* **WHAT YOU HAVE TO DO**
Give again, exactly as written, the lines of the records below from the line with "Reproduce this chart" to the line with "1.8, 1.75, 1.7, 1.6, 1.55, 1.5, 1.4, 1.35, 1.3]". Both end lines count; pictures do not.

* **DATA FOR THE TASK**
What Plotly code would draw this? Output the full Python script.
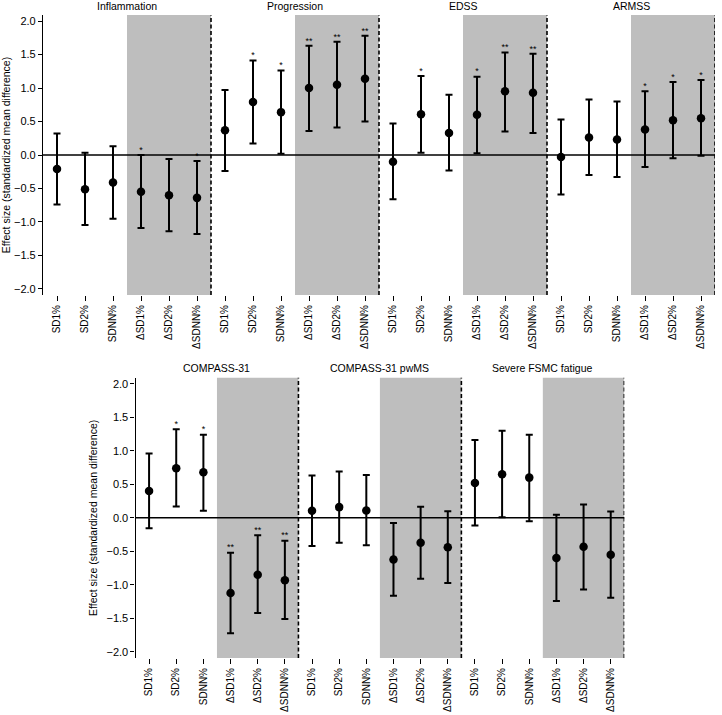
import plotly.graph_objects as go

# HRV measures shown in every panel
x_labels = ["SD1%", "SD2%", "SDNN%", "ΔSD1%", "ΔSD2%", "ΔSDNN%"]

top_panels = ["Inflammation", "Progression", "EDSS", "ARMSS"]
bottom_panels = ["COMPASS-31", "COMPASS-31 pwMS", "Severe FSMC fatigue"]

# effect size, lower CI, upper CI, significance marks
inflammation_est = [-0.21, -0.51, -0.41, -0.55, -0.60, -0.64]
inflammation_lo = [-0.74, -1.045, -0.95, -1.09, -1.14, -1.18]
inflammation_hi = [0.32, 0.035, 0.13, 0.00, -0.06, -0.09]
inflammation_sig = ["", "", "", "*", "", "*"]

progression_est = [0.37, 0.79, 0.64, 1.00, 1.05, 1.14]
progression_lo = [-0.24, 0.17, 0.02, 0.36, 0.41, 0.50]
progression_hi = [0.97, 1.41, 1.26, 1.63, 1.69, 1.78]
progression_sig = ["", "*", "*", "**", "**", "**"]

edss_est = [-0.10, 0.61, 0.33, 0.60, 0.95, 0.93]
edss_lo = [-0.66, 0.035, -0.23, 0.025, 0.35, 0.33]
edss_hi = [0.47, 1.18, 0.90, 1.17, 1.53, 1.51]
edss_sig = ["", "*", "", "*", "**", "**"]

armss_est = [-0.03, 0.26, 0.23, 0.38, 0.52, 0.55]
armss_lo = [-0.59, -0.30, -0.33, -0.18, -0.05, -0.01]
armss_hi = [0.53, 0.83, 0.80, 0.95, 1.09, 1.12]
armss_sig = ["", "", "", "*", "*", "*"]

compass_est = [0.40, 0.74, 0.68, -1.12, -0.85, -0.93]
compass_lo = [-0.155, 0.17, 0.105, -1.72, -1.42, -1.51]
compass_hi = [0.96, 1.32, 1.24, -0.52, -0.26, -0.34]
compass_sig = ["", "*", "*", "**", "**", "**"]

compass_pwms_est = [0.105, 0.16, 0.11, -0.62, -0.37, -0.44]
compass_pwms_lo = [-0.42, -0.37, -0.41, -1.16, -0.91, -0.97]
compass_pwms_hi = [0.63, 0.69, 0.64, -0.075, 0.165, 0.10]
compass_pwms_sig = ["", "", "", "", "", ""]

fatigue_est = [0.52, 0.65, 0.60, -0.60, -0.43, -0.55]
fatigue_lo = [-0.115, 0.01, -0.05, -1.24, -1.07, -1.19]
fatigue_hi = [1.16, 1.30, 1.24, 0.045, 0.20, 0.095]
fatigue_sig = ["", "", "", "", "", ""]

top_data = [
    (inflammation_est, inflammation_lo, inflammation_hi, inflammation_sig),
    (progression_est, progression_lo, progression_hi, progression_sig),
    (edss_est, edss_lo, edss_hi, edss_sig),
    (armss_est, armss_lo, armss_hi, armss_sig),
]
bottom_data = [
    (compass_est, compass_lo, compass_hi, compass_sig),
    (compass_pwms_est, compass_pwms_lo, compass_pwms_hi, compass_pwms_sig),
    (fatigue_est, fatigue_lo, fatigue_hi, fatigue_sig),
]

W, H = 722, 715
FONT = "Liberation Sans, Arial, sans-serif"
GREY = "#bebebe"
n = len(x_labels)


def fx(px):
    return px / W


def fy(px):
    return 1 - px / H


fig = go.Figure()
shapes = []
annotations = []


def add_row(panels, data, xa, ya, title_y):
    xs_all, ys_all, up_all, dn_all, st_x, st_y, st_t = [], [], [], [], [], [], []
    for p, (est, lo, hi, sig) in enumerate(data):
        for i in range(n):
            x = p * n + i
            xs_all.append(x)
            ys_all.append(est[i])
            up_all.append(hi[i] - est[i])
            dn_all.append(est[i] - lo[i])
            if sig[i]:
                st_x.append(x)
                st_y.append(hi[i])
                st_t.append(sig[i])
        # grey block over the change measures
        shapes.append(dict(type="rect", xref=xa, yref=ya + " domain",
                           x0=p * n + 2.5, x1=p * n + 5.5, y0=0, y1=1,
                           fillcolor=GREY, line=dict(width=0), layer="below"))
        shapes.append(dict(type="line", xref=xa, yref=ya + " domain",
                           x0=p * n + 5.5, x1=p * n + 5.5, y0=0, y1=1,
                           line=dict(color="black", width=1.6, dash="4px,2.5px"),
                           layer="below"))
        annotations.append(dict(text=panels[p], xref=xa, yref="paper",
                                x=p * n + 2.5, y=title_y, showarrow=False,
                                yanchor="middle",
                                font=dict(size=10.5, color="black", family=FONT)))
    shapes.append(dict(type="line", xref=xa + " domain", yref=ya,
                       x0=0, x1=1, y0=0, y1=0,
                       line=dict(color="black", width=1.5), layer="below"))
    fig.add_trace(go.Scatter(
        x=xs_all, y=ys_all, mode="markers", xaxis=xa, yaxis=ya,
        marker=dict(size=8.5, color="black"),
        error_y=dict(type="data", symmetric=False, array=up_all,
                     arrayminus=dn_all, color="black", thickness=2, width=3.5),
        showlegend=False, hoverinfo="skip"))
    fig.add_trace(go.Scatter(
        x=st_x, y=st_y, mode="text", text=st_t, textposition="top center",
        xaxis=xa, yaxis=ya, textfont=dict(size=9, color="black", family=FONT),
        showlegend=False, hoverinfo="skip"))


add_row(top_panels, top_data, "x", "y", fy(6))
add_row(bottom_panels, bottom_data, "x2", "y2", fy(368))

yaxis_common = dict(
    range=[-2.09, 2.09], dtick=0.5, tickformat=".1f", showgrid=False,
    zeroline=False, showline=True, linecolor="black", linewidth=1.2,
    ticks="outside", ticklen=4, tickwidth=1.2, tickcolor="black",
    tickfont=dict(size=11, color="black", family=FONT),
    title=dict(text="Effect size (standardized mean difference)",
               font=dict(size=10.5, color="black", family=FONT), standoff=6),
)
xaxis_common = dict(
    showgrid=False, zeroline=False, showline=False,
    ticks="outside", ticklen=5, tickwidth=1.2, tickcolor="black",
    tickangle=-90, tickfont=dict(size=10, color="black", family=FONT),
)

fig.update_layout(
    width=W, height=H,
    margin=dict(l=0, r=0, t=0, b=0),
    paper_bgcolor="white", plot_bgcolor="white",
    font=dict(family=FONT, color="black"),
    xaxis=dict(domain=[fx(43), fx(715)], range=[-0.5, 4 * n - 0.5],
               tickvals=list(range(4 * n)), ticktext=x_labels * 4,
               anchor="y", **xaxis_common),
    yaxis=dict(domain=[fy(295), fy(15)], anchor="x", **yaxis_common),
    xaxis2=dict(domain=[fx(135.5), fx(624.3)], range=[-0.5, 3 * n - 0.5],
                tickvals=list(range(3 * n)), ticktext=x_labels * 3,
                anchor="y2", **xaxis_common),
    yaxis2=dict(domain=[fy(658), fy(377.7)], anchor="x2", **yaxis_common),
    shapes=shapes,
    annotations=annotations,
)

# drop the default page margin so the figure fills the window
fig.write_html("out.html",
               config={"displayModeBar": False},
               post_script="document.body.style.margin='0';"
                           "document.body.style.overflow='hidden';")
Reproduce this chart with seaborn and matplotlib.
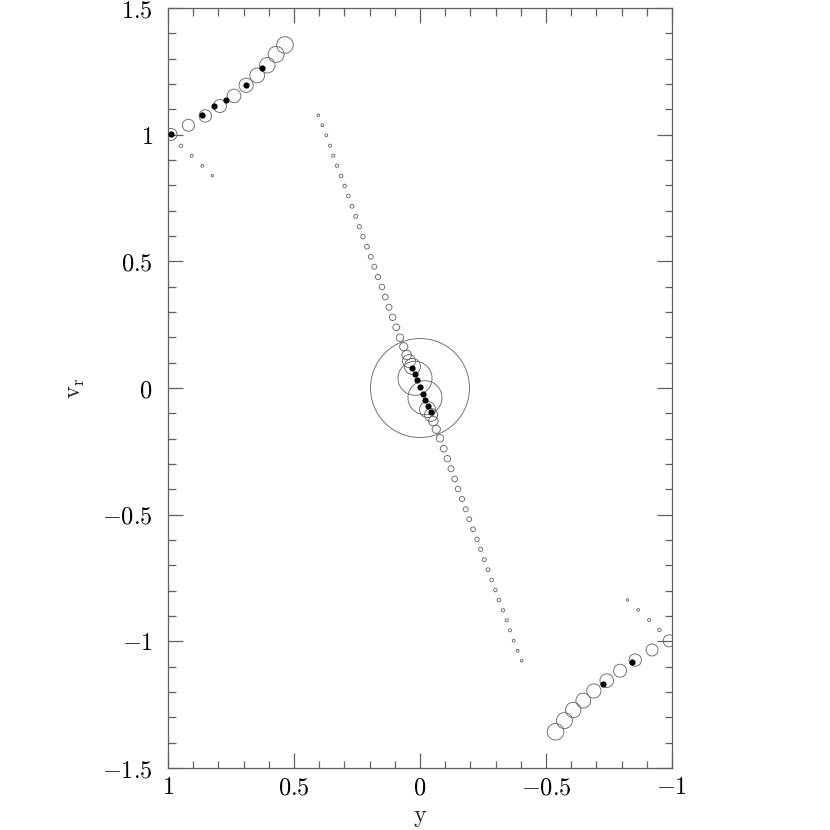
import numpy as np
import pandas as pd
import matplotlib
matplotlib.use("Agg")
import matplotlib.pyplot as plt
import seaborn as sns
from matplotlib.ticker import FixedLocator, FixedFormatter, MultipleLocator

# ---------------- data ----------------
# central particle line (open circles), x = y-coordinate, v = v_r, h = smoothing radius (px)
line_x = [0.4036, 0.3877, 0.3718, 0.3571, 0.3440, 0.3294, 0.3135, 0.2988, 0.2845, 0.2698,
          0.2552, 0.2409, 0.2262, 0.2103, 0.1956, 0.1813, 0.1667, 0.1508, 0.1377, 0.1230,
          0.1083, 0.0940, 0.0794, 0.0647, 0.0528,
          -0.0528, -0.0647, -0.0794, -0.0940, -0.1083, -0.1230, -0.1377, -0.1508, -0.1667, -0.1813,
          -0.1956, -0.2103, -0.2262, -0.2409, -0.2552, -0.2698, -0.2845, -0.2988, -0.3135, -0.3294,
          -0.3440, -0.3571, -0.3718, -0.3877, -0.4036]
line_v = [1.0764, 1.0370, 0.9975, 0.9565, 0.9170, 0.8775, 0.8369, 0.7974, 0.7579, 0.7173,
          0.6778, 0.6368, 0.5973, 0.5578, 0.5184, 0.4789, 0.4382, 0.3987, 0.3592, 0.3186,
          0.2791, 0.2396, 0.1985, 0.1630, 0.1303,
          -0.1303, -0.1630, -0.1985, -0.2396, -0.2791, -0.3186, -0.3592, -0.3987, -0.4382, -0.4789,
          -0.5184, -0.5578, -0.5973, -0.6368, -0.6778, -0.7173, -0.7579, -0.7974, -0.8369, -0.8775,
          -0.9170, -0.9565, -0.9975, -1.0370, -1.0764]
line_h = [1.3, 1.35, 1.4, 1.5, 1.55, 1.6, 1.7, 1.75, 1.8, 1.9, 2.0, 2.1, 2.2, 2.3, 2.4, 2.5,
          2.6, 2.75, 2.9, 3.0, 3.2, 3.4, 3.7, 4.1, 4.8,
          4.8, 4.1, 3.7, 3.4, 3.2, 3.0, 2.9, 2.75, 2.6, 2.5, 2.4, 2.3, 2.2, 2.1, 2.0, 1.9,
          1.8, 1.75, 1.7, 1.6, 1.55, 1.5, 1.4, 1.35, 1.3]

# outer branches (large open circles)
outer_x = [0.988, 0.919, 0.852, 0.794, 0.738, 0.690, 0.646, 0.606, 0.571, 0.536,
           -0.989, -0.921, -0.854, -0.794, -0.741, -0.690, -0.648, -0.608, -0.573, -0.538]
outer_v = [1.001, 1.037, 1.074, 1.113, 1.153, 1.195, 1.234, 1.274, 1.317, 1.354,
           -0.998, -1.034, -1.074, -1.116, -1.155, -1.196, -1.234, -1.271, -1.313, -1.357]
outer_h = [6.0, 6.0, 6.2, 6.5, 6.8, 7.1, 7.4, 7.7, 8.0, 8.3,
           6.0, 6.0, 6.2, 6.5, 6.8, 7.1, 7.4, 7.7, 8.0, 8.3]

# trailing small particles near the edges
tail_x = [0.948, 0.906, 0.864, 0.824, -0.823, -0.866, -0.909, -0.950]
tail_v = [0.956, 0.917, 0.877, 0.838, -0.837, -0.876, -0.916, -0.955]
tail_h = [1.7, 1.5, 1.35, 1.2, 1.2, 1.35, 1.5, 1.7]

# central large particles
core_x = [0.0, 0.0198, -0.0198, 0.0437, -0.0437, 0.030, -0.030]
core_v = [0.0, 0.0383, -0.0383, 0.1066, -0.1066, 0.085, -0.085]
core_h = [49.5, 17.0, 17.0, 6.5, 6.5, 8.0, 8.0]

# filled particles
fill_x = [0.988, 0.865, 0.817, 0.770, 0.690, 0.627,
          0.0317, 0.0198, 0.0119, 0.0, -0.0119, -0.0198, -0.0317, -0.0437,
          -0.840, -0.727]
fill_v = [1.003, 1.078, 1.113, 1.137, 1.196, 1.263,
          0.0789, 0.0553, 0.0316, 0.0039, -0.0237, -0.0474, -0.0711, -0.0947,
          -1.080, -1.170]

xticks = [1, 0.5, 0, -0.5, -1]
xtick_labels = [r"$1$", r"$0.5$", r"$0$", r"$-0.5$", r"$-1$"]
yticks = [-1.5, -1, -0.5, 0, 0.5, 1, 1.5]
ytick_labels = [r"$-1.5$", r"$-1$", r"$-0.5$", r"$0$", r"$0.5$", r"$1$", r"$1.5$"]

# ---------------- style ----------------
sns.set_style("ticks")
plt.rcParams["mathtext.fontset"] = "cm"
plt.rcParams["font.family"] = ["DejaVu Serif"]

DPI = 100
PX2PT = 72.0 / DPI
EDGE = "#6a6a6a"
FRAME = "#606060"

fig = plt.figure(figsize=(8.3, 8.3), dpi=DPI)
ax = fig.add_axes([168 / 830, 62 / 830, 504 / 830, 760 / 830])


def circles(x, v, h, filled=False, z=2):
    df = pd.DataFrame({"x": x, "v": v})
    if filled:
        sns.scatterplot(data=df, x="x", y="v", s=(6.2 * PX2PT) ** 2, color="black",
                        edgecolor="black", linewidth=0, ax=ax, legend=False, zorder=z,
                        clip_on=True)
    else:
        s = (2 * np.asarray(h) * PX2PT) ** 2
        sns.scatterplot(data=df, x="x", y="v", s=s, facecolors="none", edgecolor=EDGE,
                        linewidth=0.65, ax=ax, legend=False, zorder=z, clip_on=True)


circles(line_x, line_v, line_h)
circles(outer_x, outer_v, outer_h)
circles(tail_x, tail_v, tail_h)
circles(core_x, core_v, core_h)
circles(fill_x, fill_v, None, filled=True, z=3)

ax.set_xlim(1, -1)
ax.set_ylim(-1.5, 1.5)
ax.xaxis.set_major_locator(FixedLocator(xticks))
ax.xaxis.set_major_formatter(FixedFormatter(xtick_labels))
ax.yaxis.set_major_locator(FixedLocator(yticks))
ax.yaxis.set_major_formatter(FixedFormatter(ytick_labels))
ax.xaxis.set_minor_locator(MultipleLocator(0.1))
ax.yaxis.set_minor_locator(MultipleLocator(0.1))

ax.tick_params(which="both", direction="in", top=True, right=True, color=FRAME, width=0.9)
ax.tick_params(which="major", length=15 * PX2PT, labelsize=17.5, labelcolor="black")
ax.tick_params(which="minor", length=7.5 * PX2PT)
ax.tick_params(axis="x", which="major", pad=6)
ax.tick_params(axis="y", which="major", pad=11)
for sp in ax.spines.values():
    sp.set_color(FRAME)
    sp.set_linewidth(0.9)

ax.set_xlabel(r"$\mathrm{y}$", fontsize=17.5, labelpad=5)
ax.set_ylabel(r"$\mathrm{v}_\mathrm{r}$", fontsize=17.5, labelpad=11)

fig.savefig("out.png", dpi=DPI)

* **THE ANSWER**
Reproduce this chart with seaborn and matplotlib.
import numpy as np
import pandas as pd
import matplotlib
matplotlib.use("Agg")
import matplotlib.pyplot as plt
import seaborn as sns
from matplotlib.ticker import FixedLocator, FixedFormatter, MultipleLocator

# ---------------- data ----------------
# central particle line (open circles), x = y-coordinate, v = v_r, h = smoothing radius (px)
line_x = [0.4036, 0.3877, 0.3718, 0.3571, 0.3440, 0.3294, 0.3135, 0.2988, 0.2845, 0.2698,
          0.2552, 0.2409, 0.2262, 0.2103, 0.1956, 0.1813, 0.1667, 0.1508, 0.1377, 0.1230,
          0.1083, 0.0940, 0.0794, 0.0647, 0.0528,
          -0.0528, -0.0647, -0.0794, -0.0940, -0.1083, -0.1230, -0.1377, -0.1508, -0.1667, -0.1813,
          -0.1956, -0.2103, -0.2262, -0.2409, -0.2552, -0.2698, -0.2845, -0.2988, -0.3135, -0.3294,
          -0.3440, -0.3571, -0.3718, -0.3877, -0.4036]
line_v = [1.0764, 1.0370, 0.9975, 0.9565, 0.9170, 0.8775, 0.8369, 0.7974, 0.7579, 0.7173,
          0.6778, 0.6368, 0.5973, 0.5578, 0.5184, 0.4789, 0.4382, 0.3987, 0.3592, 0.3186,
          0.2791, 0.2396, 0.1985, 0.1630, 0.1303,
          -0.1303, -0.1630, -0.1985, -0.2396, -0.2791, -0.3186, -0.3592, -0.3987, -0.4382, -0.4789,
          -0.5184, -0.5578, -0.5973, -0.6368, -0.6778, -0.7173, -0.7579, -0.7974, -0.8369, -0.8775,
          -0.9170, -0.9565, -0.9975, -1.0370, -1.0764]
line_h = [1.3, 1.35, 1.4, 1.5, 1.55, 1.6, 1.7, 1.75, 1.8, 1.9, 2.0, 2.1, 2.2, 2.3, 2.4, 2.5,
          2.6, 2.75, 2.9, 3.0, 3.2, 3.4, 3.7, 4.1, 4.8,
          4.8, 4.1, 3.7, 3.4, 3.2, 3.0, 2.9, 2.75, 2.6, 2.5, 2.4, 2.3, 2.2, 2.1, 2.0, 1.9,
          1.8, 1.75, 1.7, 1.6, 1.55, 1.5, 1.4, 1.35, 1.3]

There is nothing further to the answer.